#### [AIM]
Count how many lines contain the word "page". Respond with the number alone.

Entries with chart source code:
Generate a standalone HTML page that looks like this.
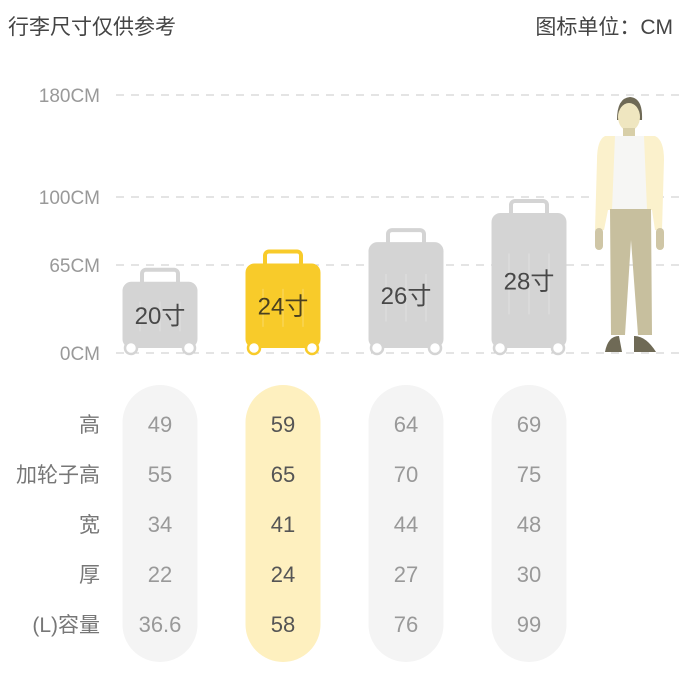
<!DOCTYPE html>
<html><head><meta charset="utf-8"><style>
body{margin:0;background:#fff;width:686px;height:678px;overflow:hidden;font-family:"Liberation Sans","Noto Sans CJK SC",sans-serif}
svg{display:block}
</style></head><body>
<svg id="chart" width="686" height="678">
<text x="8" y="34" font-size="21" fill="#444">行李尺寸仅供参考</text>
<text x="673" y="34" font-size="21" fill="#444" text-anchor="end">图标单位：CM</text>
<g id="grid"></g><g id="person">
<path d="M617 120 Q617 98 630 97 Q643 98 642 120 Z" fill="#6f6a56"/>
<ellipse cx="629" cy="117" rx="11" ry="14" fill="#efe6c0"/>
<rect x="623" y="128" width="12" height="10" fill="#d8cfa8"/>
<path d="M605 136 L655 136 Q664 140 664 160 L662 230 L655 230 L652 210 L608 210 L604 230 L595 230 L597 160 Q597 140 605 136 Z" fill="#fbf1cc"/>
<path d="M615 136 L644 136 L647 210 L612 210 Z" fill="#f6f6f4"/>
<rect x="595" y="228" width="8" height="22" rx="4" fill="#cfc6a6"/>
<rect x="656" y="228" width="8" height="22" rx="4" fill="#cfc6a6"/>
<path d="M610 209 L651 209 L652 335 L638 335 L631 240 L625 335 L611 335 Z" fill="#c7bf9e"/>
<path d="M605 352 Q608 336 619 336 L622 352 Z M634 336 Q646 336 656 352 L634 352 Z" fill="#6f6a56"/>
</g><g id="cases"></g><g id="table"></g>
</svg>
<script>
const tickValues=[0,65,100,180];
const tickLabels=["0CM","65CM","100CM","180CM"];
const sizeLabels=["20寸","24寸","26寸","28寸"];
const iconHeights=[63,73,84,99];
const rowLabels=["高","加轮子高","宽","厚","(L)容量"];
const heightVals=["49","59","64","69"];
const wheelHeightVals=["55","65","70","75"];
const widthVals=["34","41","44","48"];
const depthVals=["22","24","27","30"];
const volumeVals=["36.6","58","76","99"];
const highlightIndex=1;

const tickPix=[353,265,197,95];
function yScale(v){for(let i=1;i<tickValues.length;i++){if(v<=tickValues[i]||i===tickValues.length-1){const t=(v-tickValues[i-1])/(tickValues[i]-tickValues[i-1]);return tickPix[i-1]+t*(tickPix[i]-tickPix[i-1]);}}}
function xCol(i){return 160+i*123;}
const NS="http://www.w3.org/2000/svg";
function mk(tag,attrs,parent){const e=document.createElementNS(NS,tag);for(const k in attrs)e.setAttribute(k,attrs[k]);parent.appendChild(e);return e;}
const grid=document.getElementById('grid');
tickValues.forEach((v,i)=>{const y=yScale(v);
 const l=mk('line',{x1:116,x2:680,y1:y,y2:y,stroke:'#c8c8c8','stroke-dasharray':'8 7','stroke-width':1},grid);
 
 
 const t=mk('text',{x:100,y:y+7,'font-size':19,fill:'#999','text-anchor':'end'},grid);t.textContent=tickLabels[i];
 
 
});
const cases=document.getElementById('cases');
sizeLabels.forEach((s,i)=>{
 const hl=i===highlightIndex;const col=hl?'#f8cb2a':'#d4d4d4';
 const g=mk('g',{},cases);
 
 
 const cx=xCol(i);const top=yScale(iconHeights[i]);const bottom=348;
 const bodyTop=top+14;
 mk('rect',{x:cx-18,y:top+2,width:36,height:20,rx:4,fill:'none',stroke:col,'stroke-width':4},g);
 mk('rect',{x:cx-37.5,y:bodyTop,width:75,height:bottom-bodyTop,rx:9,fill:col},g);
 [-20,0,20].forEach(d=>mk('rect',{x:cx+d-1,y:bodyTop+(bottom-bodyTop)*0.3,width:2,height:(bottom-bodyTop)*0.45,fill:'rgba(255,255,255,0.15)'},g));
 [-29,29].forEach(d=>mk('circle',{cx:cx+d,cy:bottom,r:6,fill:'#fff',stroke:col,'stroke-width':2.5},g));
 const t=mk('text',{x:cx,y:(bodyTop+bottom)/2+9,'font-size':24,fill:hl?'#4a4020':'#484848','text-anchor':'middle'},g);t.textContent=s;
 
 
});
const table=document.getElementById('table');
const rows=[heightVals,wheelHeightVals,widthVals,depthVals,volumeVals];
sizeLabels.forEach((s,i)=>{const hl=i===highlightIndex;
 const p=mk('rect',{x:xCol(i)-37.5,y:385,width:75,height:277,rx:37.5,fill:hl?'#fef0bf':'#f4f4f4'},table);
 
 
});
rowLabels.forEach((r,j)=>{const y=432+j*50;
 const t=mk('text',{x:100,y:y,'font-size':21,fill:'#777','text-anchor':'end'},table);t.textContent=r;
 
 
 rows[j].forEach((v,i)=>{const c=mk('text',{x:xCol(i),y:y,'font-size':22,fill:i===highlightIndex?'#555':'#999','text-anchor':'middle'},table);c.textContent=v;
  
  
 });
});
</script>
</body></html>
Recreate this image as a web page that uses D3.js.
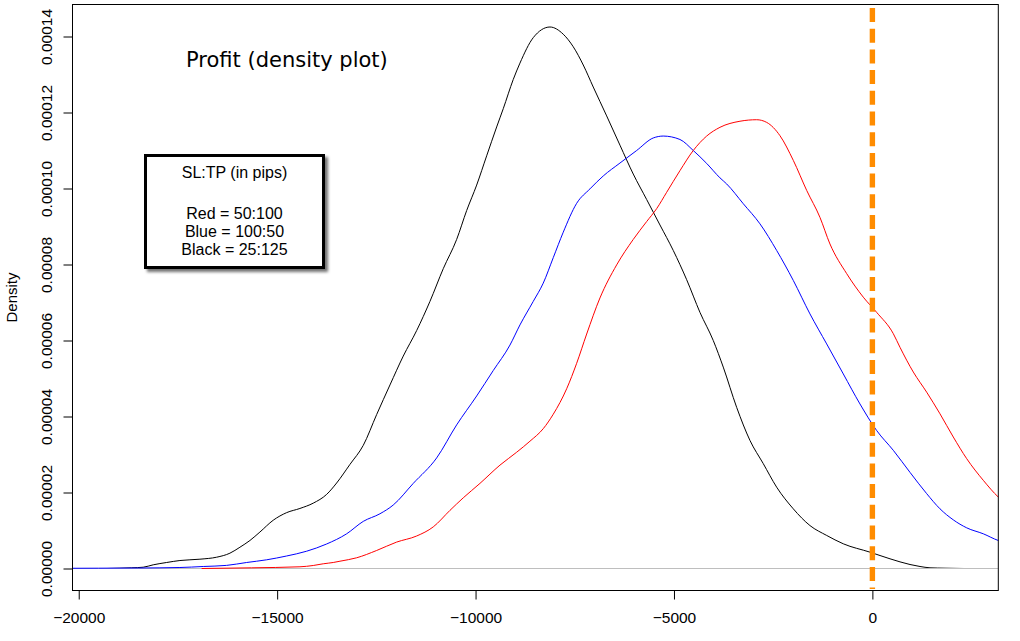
<!DOCTYPE html>
<html>
<head>
<meta charset="utf-8">
<script src="https://cdn.jsdelivr.net/npm/d3@7"></script>
<style>
  html, body { margin: 0; padding: 0; background: #ffffff; }
  svg { display: block; }
</style>
</head>
<body>
<div id="chart"></div>
<script>
// ---------- data ----------
const xTicks = [-20000, -15000, -10000, -5000, 0];
const yTicks = [0, 0.00002, 0.00004, 0.00006, 0.00008, 0.00010, 0.00012, 0.00014];
const yTickLabels = ["0.00000", "0.00002", "0.00004", "0.00006", "0.00008", "0.00010", "0.00012", "0.00014"];

const titleText = "Profit (density plot)";
const yLabel = "Density";
const legendLines = ["SL:TP (in pips)", "", "Red = 50:100", "Blue = 100:50", "Black = 25:125"];
const breakEven = 0;

// Black = 25:125
const blackX = [-19293, -18667, -18375, -18123, -17785, -17450, -16946, -16525, -16190, -15938, -15686, -15434, -15099, -14761, -14426, -14090, -13753, -13501, -13165, -12830, -12493, -12157, -11822, -11485, -11149, -10814, -10476, -10224, -9972, -9720, -9468, -9302, -9050, -8881, -8546, -8125, -7790, -7538, -7286, -7034, -6696, -6361, -6026, -5688, -5353, -5018, -4680, -4345, -4010, -3758, -3420, -3085, -2750, -2412, -1993, -1573, -1152, -733, -60, 444, 948, 1200, 1452, 1830, 2309];
const blackY = [0, 1.8e-7, 3.4e-7, 9.7e-7, 1.58e-6, 2.1e-6, 2.45e-6, 2.97e-6, 4.03e-6, 5.6e-6, 7.37e-6, 9.6e-6, 1.27e-5, 1.47e-5, 1.58e-5, 1.72e-5, 1.95e-5, 2.25e-5, 2.74e-5, 3.24e-5, 4.05e-5, 4.83e-5, 5.59e-5, 6.26e-5, 7.03e-5, 7.89e-5, 8.66e-5, 9.42e-5, 1.009e-4, 1.086e-4, 1.162e-4, 1.21e-4, 1.287e-4, 1.33e-4, 1.397e-4, 1.425e-4, 1.406e-4, 1.373e-4, 1.325e-4, 1.267e-4, 1.191e-4, 1.114e-4, 1.038e-4, 9.71e-5, 9.04e-5, 8.37e-5, 7.6e-5, 6.74e-5, 6.0e-5, 5.3e-5, 4.24e-5, 3.37e-5, 2.76e-5, 2.14e-5, 1.57e-5, 1.13e-5, 8.7e-6, 6.5e-6, 4.3e-6, 2.55e-6, 1.05e-6, 5.3e-7, 1.8e-7, 8e-8, 0];

// Blue = 100:50
const blueX = [-20600, -19500, -18500, -17450, -16862, -16273, -15769, -15265, -14761, -14257, -13753, -13249, -12830, -12410, -12075, -11570, -10980, -10476, -9972, -9554, -9133, -8881, -8546, -8294, -8042, -7790, -7452, -7117, -6782, -6361, -5940, -5522, -5270, -4849, -4514, -4176, -3841, -3672, -3254, -2833, -2412, -1993, -1573, -1152, -733, -313, 108, 527, 948, 1368, 1704, 2039, 2377, 2795, 3173, 3450];
const blueY = [5e-8, 8e-8, 1.3e-7, 2.6e-7, 5.3e-7, 8.2e-7, 1.58e-6, 2.29e-6, 3.29e-6, 4.55e-6, 6.45e-6, 9.13e-6, 1.24e-5, 1.44e-5, 1.67e-5, 2.24e-5, 2.91e-5, 3.78e-5, 4.54e-5, 5.21e-5, 5.88e-5, 6.41e-5, 7.03e-5, 7.51e-5, 8.18e-5, 8.85e-5, 9.61e-5, 9.99e-5, 1.033e-4, 1.067e-4, 1.1e-4, 1.133e-4, 1.138e-4, 1.129e-4, 1.1e-4, 1.066e-4, 1.028e-4, 1.012e-4, 9.6e-5, 9.07e-5, 8.37e-5, 7.58e-5, 6.7e-5, 5.91e-5, 5.12e-5, 4.33e-5, 3.63e-5, 3.11e-5, 2.53e-5, 1.97e-5, 1.57e-5, 1.28e-5, 1.07e-5, 9.13e-6, 7.37e-6, 6.6e-6];

// Red = 50:100
const redX = [-16903, -15643, -14425, -14090, -13838, -13586, -13417, -12996, -12493, -11989, -11485, -11066, -10645, -10310, -9889, -9385, -8964, -8629, -8294, -8042, -7704, -7452, -7200, -6865, -6444, -6026, -5688, -5436, -5184, -4849, -4514, -4176, -3841, -3337, -2916, -2664, -2329, -1993, -1656, -1321, -1069, -648, -229, 108, 527, 696, 1031, 1368, 1704, 2039, 2377, 2795, 3173, 3450];
const redY = [0, 1.8e-7, 4.5e-7, 7.9e-7, 1.24e-6, 1.58e-6, 1.92e-6, 2.82e-6, 4.74e-6, 6.95e-6, 8.55e-6, 1.095e-5, 1.53e-5, 1.86e-5, 2.24e-5, 2.72e-5, 3.06e-5, 3.35e-5, 3.68e-5, 4.06e-5, 4.73e-5, 5.4e-5, 6.17e-5, 7.12e-5, 7.99e-5, 8.66e-5, 9.13e-5, 9.47e-5, 9.9e-5, 1.047e-4, 1.1e-4, 1.138e-4, 1.161e-4, 1.177e-4, 1.181e-4, 1.174e-4, 1.139e-4, 1.074e-4, 9.95e-5, 9.24e-5, 8.54e-5, 7.76e-5, 7.14e-5, 6.74e-5, 6.18e-5, 5.82e-5, 5.17e-5, 4.64e-5, 4.07e-5, 3.46e-5, 2.89e-5, 2.32e-5, 1.88e-5, 1.65e-5];

// ---------- layout ----------
const W = 1020, H = 641;
const box = { left: 72.5, right: 998.3, top: 4.5, bottom: 590.5 };
const xDomain = [-20157, 3173];

const svg = d3.select("#chart").append("svg")
  .attr("width", W).attr("height", H)
  .attr("viewBox", `0 0 ${W} ${H}`);

const x = d3.scaleLinear().domain(xDomain).range([box.left, box.right]);
// y(0) = 568.5, y(0.00014) = 36.5
const yBase = d3.scaleLinear().domain([0, 0.00014]).range([568.5, 36.5]);
const y = d3.scaleLinear()
  .domain([yBase.invert(box.bottom), yBase.invert(box.top)])
  .range([box.bottom, box.top]);

const defs = svg.append("defs");
defs.append("clipPath").attr("id", "plotClip")
  .append("rect")
  .attr("x", box.left).attr("y", box.top)
  .attr("width", box.right - box.left).attr("height", box.bottom - box.top);

const shadow = defs.append("filter").attr("id", "shadow")
  .attr("x", "-10%").attr("y", "-10%").attr("width", "130%").attr("height", "140%");
shadow.append("feDropShadow")
  .attr("dx", 3).attr("dy", 3).attr("stdDeviation", 1.6)
  .attr("flood-color", "#000").attr("flood-opacity", 0.55);

const plot = svg.append("g").attr("clip-path", "url(#plotClip)");

const line = d3.line()
  .x(d => x(d[0]))
  .y(d => y(d[1]))
  .curve(d3.curveMonotoneX);

const zip = (xs, ys) => xs.map((v, i) => [v, ys[i]]);

// black curve first (the main density plot)
plot.append("path")
  .datum(zip(blackX, blackY))
  .attr("d", line)
  .attr("fill", "none").attr("stroke", "#000000").attr("stroke-width", 1);

// zero line
plot.append("line")
  .attr("x1", box.left).attr("x2", box.right)
  .attr("y1", y(0)).attr("y2", y(0))
  .attr("stroke", "#bebebe").attr("stroke-width", 1);

plot.append("path")
  .datum(zip(blueX, blueY))
  .attr("d", line)
  .attr("fill", "none").attr("stroke", "#0000ff").attr("stroke-width", 1);

plot.append("path")
  .datum(zip(redX, redY))
  .attr("d", line)
  .attr("fill", "none").attr("stroke", "#ff0000").attr("stroke-width", 1);

// break-even dashed line
plot.append("line")
  .attr("x1", x(breakEven)).attr("x2", x(breakEven))
  .attr("y1", 8).attr("y2", 589)
  .attr("stroke", "#ff8c00").attr("stroke-width", 5.4)
  .attr("stroke-dasharray", "14,6.7");

// box
svg.append("rect")
  .attr("x", box.left).attr("y", box.top)
  .attr("width", box.right - box.left).attr("height", box.bottom - box.top)
  .attr("fill", "none").attr("stroke", "#000").attr("stroke-width", 1);

// x axis
const xAxis = svg.append("g")
  .attr("transform", `translate(0,${box.bottom})`)
  .call(d3.axisBottom(x).tickValues(xTicks).tickSize(9).tickPadding(20).tickFormat(d3.format("d")));
xAxis.select(".domain").attr("d", `M${x(xTicks[0])},0H${x(xTicks[xTicks.length - 1])}`);
xAxis.selectAll("text")
  .attr("font-family", "'Liberation Sans', Arial, sans-serif")
  .attr("font-size", "15.5px").attr("fill", "#000")
  .attr("dy", "0.35em").attr("y", 27);
xAxis.selectAll("line").attr("stroke", "#000");

// y axis
const yAxis = svg.append("g")
  .attr("transform", `translate(${box.left},0)`)
  .call(d3.axisLeft(y).tickValues(yTicks).tickSize(9).tickFormat((d, i) => yTickLabels[i]));
yAxis.select(".domain").attr("d", `M0,${y(yTicks[0])}V${y(yTicks[yTicks.length - 1])}`);
yAxis.selectAll("line").attr("stroke", "#000");
yAxis.selectAll("text")
  .attr("font-family", "'Liberation Sans', Arial, sans-serif")
  .attr("font-size", "15.5px").attr("fill", "#000")
  .attr("x", 0).attr("y", 0).attr("dy", null)
  .attr("text-anchor", "middle")
  .attr("transform", `translate(${52 - box.left},0) rotate(-90)`);

// y label
svg.append("text")
  .attr("transform", `translate(17,${(box.top + box.bottom) / 2}) rotate(-90)`)
  .attr("text-anchor", "middle")
  .attr("font-family", "'Liberation Sans', Arial, sans-serif")
  .attr("font-size", "15px")
  .text(yLabel);

// title
svg.append("text")
  .attr("x", 186).attr("y", 66.7)
  .attr("font-family", "'DejaVu Sans', Verdana, sans-serif")
  .attr("font-size", "21px").attr("fill", "#000")
  .text(titleText);

// legend box
const lg = svg.append("g");
lg.append("rect")
  .attr("x", 145.5).attr("y", 155.5).attr("width", 178).attr("height", 112)
  .attr("fill", "#fff").attr("stroke", "#000").attr("stroke-width", 3)
  .attr("filter", "url(#shadow)");
const lineBaselines = [178, 198, 219, 237, 255];
lg.selectAll("text.leg")
  .data(legendLines)
  .enter().append("text")
  .attr("class", "leg")
  .attr("x", 234.5)
  .attr("y", (d, i) => lineBaselines[i])
  .attr("text-anchor", "middle")
  .attr("font-family", "'Liberation Sans', Arial, sans-serif")
  .attr("font-size", "16px").attr("fill", "#000")
  .text(d => d);
</script>
</body>
</html>
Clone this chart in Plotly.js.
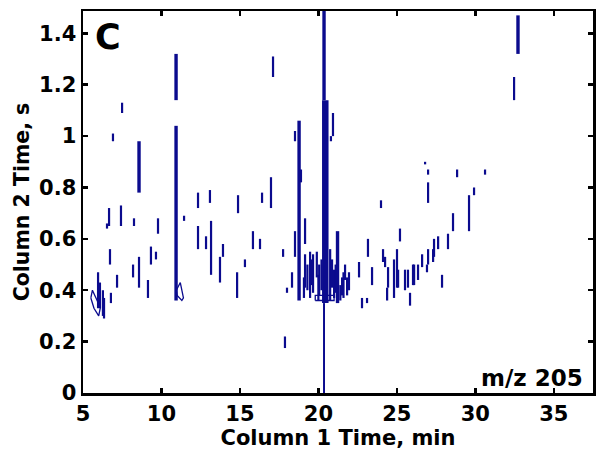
<!DOCTYPE html>
<html><head><meta charset="utf-8">
<script src="https://cdn.plot.ly/plotly-3.0.1.min.js"></script>
<style>html,body{margin:0;padding:0;background:#fff}#c{width:602px;height:455px}</style>
</head><body><div id="c"></div>
<script>
// Peak contour segments: column-1 time (min), column-2 time low / high (s)
const thinX  = [5.96,6.08,6.34,6.27,6.72,6.78,6.66,6.53,6.91,7.49,7.42,7.17,8.25,8.19,8.57,9.14,9.33,9.65,9.78,11.44,12.33,13.09,12.33,13.16,12.84,13.73,13.92,14.82,15.32,14.88,15.83,16.28,16.41,16.98,17.11,17.75,18.0,17.87,18.32,18.51,18.51,18.89,19.15,19.08,19.15,19.47,19.66,19.9,20.05,20.75,20.87,20.93,20.8,21.0,21.4,21.51,21.83,22.59,22.78,23.10,23.16,23.42,23.99,24.12,24.25,24.44,24.38,24.82,25.01,25.08,25.20,25.52,25.71,25.84,26.03,26.10,26.35,26.61,26.92,26.99,27.31,27.37,27.63,27.88,28.26,28.58,29.60,29.92,28.84,30.62,26.80,26.99,26.99,32.47,19.3,19.6,20.0,20.2,21.1,21.6,21.95,21.7];
const thinLo = [0.33,0.33,0.29,0.30,0.50,0.35,0.65,0.64,0.98,1.09,0.65,0.41,0.65,0.45,0.41,0.37,0.50,0.52,0.62,0.67,0.72,0.74,0.56,0.46,0.56,0.43,0.53,0.37,0.49,0.70,0.56,0.56,0.74,0.72,1.23,0.53,0.39,0.175,0.41,0.53,0.98,0.82,0.58,0.37,0.41,0.37,0.39,0.45,0.38,0.36,0.41,1.00,0.98,0.37,0.36,0.38,0.38,0.45,0.33,0.35,0.53,0.42,0.72,0.51,0.49,0.41,0.36,0.37,0.41,0.41,0.59,0.40,0.41,0.34,0.42,0.42,0.44,0.49,0.47,0.50,0.51,0.53,0.56,0.41,0.56,0.63,0.63,0.77,0.84,0.85,0.89,0.85,0.74,1.14,0.40,0.42,0.36,0.40,0.39,0.37,0.40,0.44];
const thinHi = [0.47,0.43,0.37,0.40,0.56,0.39,0.72,0.66,1.01,1.13,0.73,0.46,0.68,0.50,0.53,0.44,0.57,0.55,0.68,0.69,0.78,0.79,0.65,0.67,0.61,0.53,0.58,0.47,0.52,0.77,0.63,0.60,0.78,0.84,1.31,0.56,0.41,0.22,0.47,0.63,1.02,0.87,0.68,0.45,0.54,0.55,0.54,0.55,0.50,0.56,0.52,1.09,1.00,0.48,0.42,0.45,0.45,0.51,0.37,0.37,0.60,0.49,0.75,0.56,0.53,0.49,0.41,0.52,0.56,0.48,0.64,0.48,0.48,0.39,0.50,0.50,0.50,0.54,0.50,0.56,0.56,0.60,0.61,0.46,0.62,0.70,0.77,0.80,0.87,0.87,0.90,0.87,0.82,1.23,0.50,0.52,0.46,0.52,0.50,0.47,0.47,0.50];
const thickX  = [8.57,10.93,10.93,18.77,21.22,32.72,20.36];
const thickLo = [0.78,0.36,1.14,0.36,0.35,1.32,1.14];
const thickHi = [0.98,1.04,1.32,1.06,0.63,1.47,1.49];
const mainX  = [20.44];
const mainLo = [0.35];
const mainHi = [1.14];
const tailX  = [20.36];
const tailLo = [0];
const tailHi = [0.35];
const loopAX = [5.5,5.6,5.9,6.1,6.0,5.7,5.5];
const loopAY = [0.37,0.40,0.36,0.33,0.30,0.33,0.37];
const loopBX = [10.95,11.2,11.4,11.3,11.0,10.95];
const loopBY = [0.40,0.43,0.37,0.36,0.38,0.40];
const loopCX = [19.8,20.2,21.0,21.0,19.8,19.8];
const loopCY = [0.36,0.36,0.36,0.38,0.38,0.36];
const xTicks = [5,10,15,20,25,30,35];
const yTicks = [0,0.2,0.4,0.6,0.8,1,1.2,1.4];
const yTickText = ['0','0.2','0.4','0.6','0.8','1','1.2','1.4'];

const col = '#0b0b8e';
function segs(xs, lo, hi){
  const X=[],Y=[];
  xs.forEach((x,i)=>{X.push(x,x,null);Y.push(lo[i],hi[i],null);});
  return {x:X,y:Y};
}
function tr(d,w){return {x:d.x,y:d.y,mode:'lines',type:'scatter',line:{color:col,width:w},hoverinfo:'skip',showlegend:false,connectgaps:false};}
const data=[
  tr(segs(thinX,thinLo,thinHi),2.2),
  tr(segs(thickX,thickLo,thickHi),3.4),
  tr(segs(mainX,mainLo,mainHi),6.5),
  tr(segs(tailX,tailLo,tailHi),2),
  tr({x:loopAX,y:loopAY},1.3),
  tr({x:loopBX,y:loopBY},1.3),
  tr({x:loopCX,y:loopCY},1.3)
];
const FAM = 'DejaVu Sans, Arial, sans-serif';
const F = {family:FAM, size:21, color:'#000', weight:'bold'};
const ax = {showline:true, linecolor:'#000', linewidth:2.5, mirror:'allticks', ticks:'inside', ticklen:5, tickwidth:2.5, tickcolor:'#000', showgrid:false, zeroline:false, tickfont:F};
const layout={
  width:602,height:455,margin:{l:83,r:9,t:11,b:62},
  paper_bgcolor:'#fff',plot_bgcolor:'#fff',
  xaxis:Object.assign({},ax,{range:[5,37.5],tickvals:xTicks,title:{text:'Column 1 Time, min',font:F,standoff:5}}),
  yaxis:Object.assign({},ax,{range:[0,1.487],tickvals:yTicks,ticktext:yTickText,title:{text:'Column 2 Time, s',font:{family:FAM,size:20.5,color:'#000',weight:'bold'},standoff:4}}),
  annotations:[
    {xref:'paper',yref:'paper',x:0.02,y:0.99,xanchor:'left',yanchor:'top',text:'C',showarrow:false,font:{family:FAM,size:35,color:'#000',weight:'bold'}},
    {xref:'paper',yref:'paper',x:0.985,y:0.0,xanchor:'right',yanchor:'bottom',text:'m/z 205',showarrow:false,font:{family:FAM,size:23,color:'#000',weight:'bold'}}
  ]
};
Plotly.newPlot('c',data,layout,{staticPlot:true,displayModeBar:false});
</script></body></html>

#### [EXERCISE OUTPUT]
2